- [Short exercise] Omit all images. Write out the rest of the material exactly.

- [Recorded information]
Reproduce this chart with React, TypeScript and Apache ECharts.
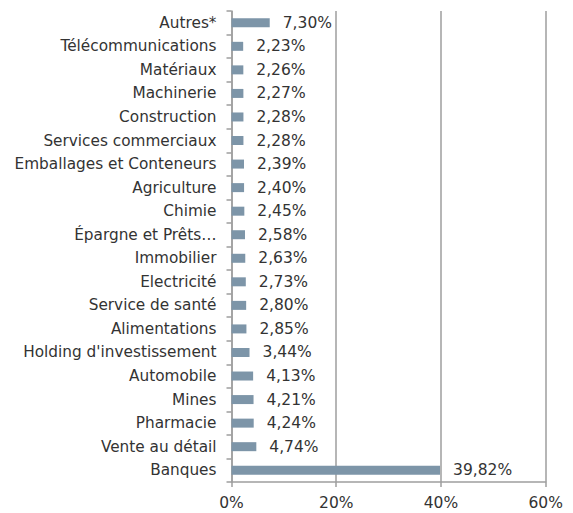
import React, { useEffect, useRef } from "react";
import * as echarts from "echarts";

const categories = [
  "Autres*",
  "Télécommunications",
  "Matériaux",
  "Machinerie",
  "Construction",
  "Services commerciaux",
  "Emballages et Conteneurs",
  "Agriculture",
  "Chimie",
  "Épargne et Prêts…",
  "Immobilier",
  "Electricité",
  "Service de santé",
  "Alimentations",
  "Holding d'investissement",
  "Automobile",
  "Mines",
  "Pharmacie",
  "Vente au détail",
  "Banques",
];

const values = [
  7.3, 2.23, 2.26, 2.27, 2.28, 2.28, 2.39, 2.4, 2.45, 2.58, 2.63, 2.73, 2.8, 2.85,
  3.44, 4.13, 4.21, 4.24, 4.74, 39.82,
];

const xTicks = { min: 0, max: 60, interval: 20 };

const FONT = "'DejaVu Sans', sans-serif";
const TEXT = "#333333";
const AXIS = "#9E9E9E";

export default function App() {
  const ref = useRef<HTMLDivElement>(null);
  useEffect(() => {
    document.body.style.margin = "0";
    if (!ref.current) return;
    const chart = echarts.init(ref.current, null, { renderer: "svg" });
    chart.setOption({
      animation: false,
      backgroundColor: "#ffffff",
      grid: { left: 231.5, right: 27.3, top: 11, bottom: 31, containLabel: false },
      xAxis: {
        type: "value",
        min: xTicks.min,
        max: xTicks.max,
        interval: xTicks.interval,
        axisLine: { show: true, lineStyle: { color: AXIS, width: 1.5 } },
        axisTick: { show: true, length: 5, lineStyle: { color: AXIS, width: 1.5 } },
        splitLine: { show: true, lineStyle: { color: AXIS, width: 1.5 } },
        axisLabel: {
          color: TEXT,
          fontFamily: FONT,
          fontSize: 15.5,
          margin: 13,
          formatter: (v: number) => v + "%",
        },
      },
      yAxis: {
        type: "category",
        inverse: true,
        data: categories,
        axisLine: { show: true, lineStyle: { color: AXIS, width: 1.5 } },
        axisTick: { show: true, length: 5, lineStyle: { color: AXIS, width: 1.5 } },
        axisLabel: {
          color: TEXT,
          fontFamily: FONT,
          fontSize: 15.3,
          margin: 15,
        },
      },
      series: [
        {
          type: "bar",
          data: values,
          barWidth: 9,
          itemStyle: { color: "#7D95A8" },
          label: {
            show: true,
            position: "right",
            distance: 13,
            color: TEXT,
            fontFamily: FONT,
            fontSize: 15.5,
            formatter: (p: any) => p.value.toFixed(2).replace(".", ",") + "%",
          },
        },
      ],
    });
    return () => chart.dispose();
  }, []);
  return <div ref={ref} style={{ width: 573, height: 513 }} />;
}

- [Solution]
Reproduce this chart with React, TypeScript and Apache ECharts.
import React, { useEffect, useRef } from "react";
import * as echarts from "echarts";

const categories = [
  "Autres*",
  "Télécommunications",
  "Matériaux",
  "Machinerie",
  "Construction",
  "Services commerciaux",
  "Emballages et Conteneurs",
  "Agriculture",
  "Chimie",
  "Épargne et Prêts…",
  "Immobilier",
  "Electricité",
  "Service de santé",
  "Alimentations",
  "Holding d'investissement",
  "Automobile",
  "Mines",
  "Pharmacie",
  "Vente au détail",
  "Banques",
];

const values = [
  7.3, 2.23, 2.26, 2.27, 2.28, 2.28, 2.39, 2.4, 2.45, 2.58, 2.63, 2.73, 2.8, 2.85,
  3.44, 4.13, 4.21, 4.24, 4.74, 39.82,
];

const xTicks = { min: 0, max: 60, interval: 20 };

const FONT = "'DejaVu Sans', sans-serif";
const TEXT = "#333333";
const AXIS = "#9E9E9E";

export default function App() {
  const ref = useRef<HTMLDivElement>(null);
  useEffect(() => {
    document.body.style.margin = "0";
    if (!ref.current) return;
    const chart = echarts.init(ref.current, null, { renderer: "svg" });
    chart.setOption({
      animation: false,
      backgroundColor: "#ffffff",
      grid: { left: 231.5, right: 27.3, top: 11, bottom: 31, containLabel: false },
      xAxis: {
        type: "value",
        min: xTicks.min,
        max: xTicks.max,
        interval: xTicks.interval,
        axisLine: { show: true, lineStyle: { color: AXIS, width: 1.5 } },
        axisTick: { show: true, length: 5, lineStyle: { color: AXIS, width: 1.5 } },
        splitLine: { show: true, lineStyle: { color: AXIS, width: 1.5 } },
        axisLabel: {
          color: TEXT,
          fontFamily: FONT,
          fontSize: 15.5,
          margin: 13,
          formatter: (v: number) => v + "%",
        },
      },
      yAxis: {
        type: "category",
        inverse: true,
        data: categories,
        axisLine: { show: true, lineStyle: { color: AXIS, width: 1.5 } },
        axisTick: { show: true, length: 5, lineStyle: { color: AXIS, width: 1.5 } },
        axisLabel: {
          color: TEXT,
          fontFamily: FONT,
          fontSize: 15.3,
          margin: 15,
        },
      },
      series: [
        {
          type: "bar",
          data: values,
          barWidth: 9,
          itemStyle: { color: "#7D95A8" },
          label: {
            show: true,
            position: "right",
            distance: 13,
            color: TEXT,
            fontFamily: FONT,
            fontSize: 15.5,
            formatter: (p: any) => p.value.toFixed(2).replace(".", ",") + "%",
          },
        },
      ],
    });
    return () => chart.dispose();
  }, []);
  return <div ref={ref} style={{ width: 573, height: 513 }} />;
}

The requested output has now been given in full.